Mesmo que tenha observado a Argentina e a liberdade para Sorín tenha sido uma forma de inspiração para soltar Cafu e Roberto Carlos, Luiz Felipe Scolari admitiu que tinha dúvidas sobre a aplicação do sistema na Seleção Brasileira. Em 2020, em entrevista ao Estadão, ele contou que o técnico Geninho, na época no Athletico-PR e campeão brasileiro em 2001 com três zagueiros, lhe ajudou a convencer a usar o sistema.
— O Geninho, técnico do Athletico-PR na ocasião, me convenceu de que era seguro e melhor. Então, tínhamos o Roque Júnior, que fazia cobertura como poucos. O Edmilson, que atuou de volante no São Paulo, e o Lúcio, que ia bem quando conseguia dominar a bola — explicou.

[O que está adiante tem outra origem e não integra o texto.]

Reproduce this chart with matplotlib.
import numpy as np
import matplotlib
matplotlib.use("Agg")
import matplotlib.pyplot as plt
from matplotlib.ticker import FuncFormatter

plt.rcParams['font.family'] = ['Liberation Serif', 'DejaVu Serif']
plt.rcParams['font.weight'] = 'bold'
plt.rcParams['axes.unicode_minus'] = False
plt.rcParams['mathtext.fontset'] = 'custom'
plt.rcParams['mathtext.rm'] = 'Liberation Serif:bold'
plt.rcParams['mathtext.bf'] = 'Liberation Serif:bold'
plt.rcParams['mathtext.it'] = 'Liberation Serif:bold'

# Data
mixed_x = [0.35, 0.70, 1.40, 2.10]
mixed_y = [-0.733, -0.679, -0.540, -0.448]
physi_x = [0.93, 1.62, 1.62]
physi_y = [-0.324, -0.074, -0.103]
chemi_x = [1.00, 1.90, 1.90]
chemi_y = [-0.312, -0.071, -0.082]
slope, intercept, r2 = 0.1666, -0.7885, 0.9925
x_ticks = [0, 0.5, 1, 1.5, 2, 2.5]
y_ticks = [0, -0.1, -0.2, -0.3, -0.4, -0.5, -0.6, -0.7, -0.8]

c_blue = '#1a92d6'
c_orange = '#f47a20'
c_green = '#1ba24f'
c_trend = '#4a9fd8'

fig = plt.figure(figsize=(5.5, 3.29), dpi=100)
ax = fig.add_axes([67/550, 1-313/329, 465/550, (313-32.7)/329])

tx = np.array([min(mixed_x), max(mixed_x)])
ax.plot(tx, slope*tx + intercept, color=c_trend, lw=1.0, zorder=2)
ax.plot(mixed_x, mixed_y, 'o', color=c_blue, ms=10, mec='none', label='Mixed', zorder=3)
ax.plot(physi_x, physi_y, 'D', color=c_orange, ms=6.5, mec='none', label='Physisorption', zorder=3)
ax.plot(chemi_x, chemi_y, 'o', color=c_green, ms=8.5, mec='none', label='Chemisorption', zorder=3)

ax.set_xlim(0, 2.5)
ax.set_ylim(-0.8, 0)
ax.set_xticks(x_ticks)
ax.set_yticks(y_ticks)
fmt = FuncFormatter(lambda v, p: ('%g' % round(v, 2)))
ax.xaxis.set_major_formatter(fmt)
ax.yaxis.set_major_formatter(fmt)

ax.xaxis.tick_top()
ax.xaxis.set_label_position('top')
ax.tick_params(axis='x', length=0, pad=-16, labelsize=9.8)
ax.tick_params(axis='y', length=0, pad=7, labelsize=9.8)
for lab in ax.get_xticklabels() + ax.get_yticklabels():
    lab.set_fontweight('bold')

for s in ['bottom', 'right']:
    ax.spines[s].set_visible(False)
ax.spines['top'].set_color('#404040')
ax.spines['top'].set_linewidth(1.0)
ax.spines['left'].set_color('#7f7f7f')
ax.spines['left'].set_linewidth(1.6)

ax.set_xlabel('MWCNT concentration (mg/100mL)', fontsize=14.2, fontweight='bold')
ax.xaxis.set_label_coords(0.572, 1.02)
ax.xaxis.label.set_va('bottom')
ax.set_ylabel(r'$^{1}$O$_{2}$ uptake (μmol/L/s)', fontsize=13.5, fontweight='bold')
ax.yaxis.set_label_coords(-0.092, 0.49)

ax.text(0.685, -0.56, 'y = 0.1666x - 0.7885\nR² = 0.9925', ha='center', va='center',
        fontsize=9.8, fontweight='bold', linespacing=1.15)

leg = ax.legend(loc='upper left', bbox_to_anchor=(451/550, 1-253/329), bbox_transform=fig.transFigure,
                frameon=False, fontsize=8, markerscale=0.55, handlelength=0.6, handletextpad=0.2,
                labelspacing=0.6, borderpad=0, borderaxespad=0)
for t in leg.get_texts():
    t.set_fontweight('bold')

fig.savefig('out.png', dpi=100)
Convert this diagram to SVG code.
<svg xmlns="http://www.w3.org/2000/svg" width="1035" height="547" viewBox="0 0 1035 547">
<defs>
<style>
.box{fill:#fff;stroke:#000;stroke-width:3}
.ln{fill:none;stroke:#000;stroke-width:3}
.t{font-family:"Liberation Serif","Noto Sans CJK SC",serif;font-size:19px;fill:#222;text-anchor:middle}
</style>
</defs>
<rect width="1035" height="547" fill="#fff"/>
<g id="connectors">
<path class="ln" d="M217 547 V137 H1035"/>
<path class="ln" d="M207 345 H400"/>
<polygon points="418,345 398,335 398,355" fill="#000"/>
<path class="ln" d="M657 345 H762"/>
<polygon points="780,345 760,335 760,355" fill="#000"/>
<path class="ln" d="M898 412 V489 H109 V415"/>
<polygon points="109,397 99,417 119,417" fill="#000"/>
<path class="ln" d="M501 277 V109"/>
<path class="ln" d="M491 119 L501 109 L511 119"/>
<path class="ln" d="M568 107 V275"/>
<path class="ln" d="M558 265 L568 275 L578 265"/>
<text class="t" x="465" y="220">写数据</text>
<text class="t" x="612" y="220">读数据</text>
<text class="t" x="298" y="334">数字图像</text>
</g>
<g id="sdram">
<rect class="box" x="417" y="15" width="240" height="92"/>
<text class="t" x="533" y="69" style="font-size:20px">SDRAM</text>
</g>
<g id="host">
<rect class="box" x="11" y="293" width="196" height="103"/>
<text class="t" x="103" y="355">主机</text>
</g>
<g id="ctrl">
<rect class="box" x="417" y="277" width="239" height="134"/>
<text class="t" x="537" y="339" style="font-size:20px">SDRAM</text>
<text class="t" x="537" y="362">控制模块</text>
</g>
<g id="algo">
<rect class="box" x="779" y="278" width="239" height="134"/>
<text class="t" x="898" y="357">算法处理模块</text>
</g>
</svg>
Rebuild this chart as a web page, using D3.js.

No mesmo ano que o Athletico-PR ganhou o Brasileirão, o Grêmio conquistou a Copa do Brasil sob o comando de Tite também usando três zagueiros. O hábito a jogar dessa forma ajudou Anderson Polga a ganhar espaço no grupo de 23 atletas que foi ao Mundial, contou Felipão também a Ruy Carlos Ostermann no livro. O mesmo motivo contribuiu para Kléberson ser convocado. O meio-campista acabou ganhando um lugar de titular durante a Copa do Mundo.
Variação na parte ofensiva
Os três zagueiros: Lúcio, Edmilson e Roque Júnior foram a base de um sistema que variou na fase ofensiva não apenas pela troca de nomes com a entrada de Kléberson no lugar de Juninho Paulista durante o Mundial. Felipão também alterava os posicionamentos dos homens atrás de Ronaldo dependendo das circunstâncias das partidas, como ocorreu durante o primeiro tempo da final contra a Alemanha.
No mesmo livro, Felipão explica para Ruy Carlos Ostermann que tinha dois planos para enfrentar a Alemanha. Após o time ter tido dificuldade no inicial, um 3-4-1-2 que tinha Rivaldo por trás de Ronaldinho e Ronaldo, alterou para um 3-4-2-1, o que na prática significava Ronaldinho virando um segundo meia ao lado de Rivaldo. Para Felipão, essa medida foi determinante para a Seleção Brasileira crescer no jogo e conquistar a vitória de 2 a 0.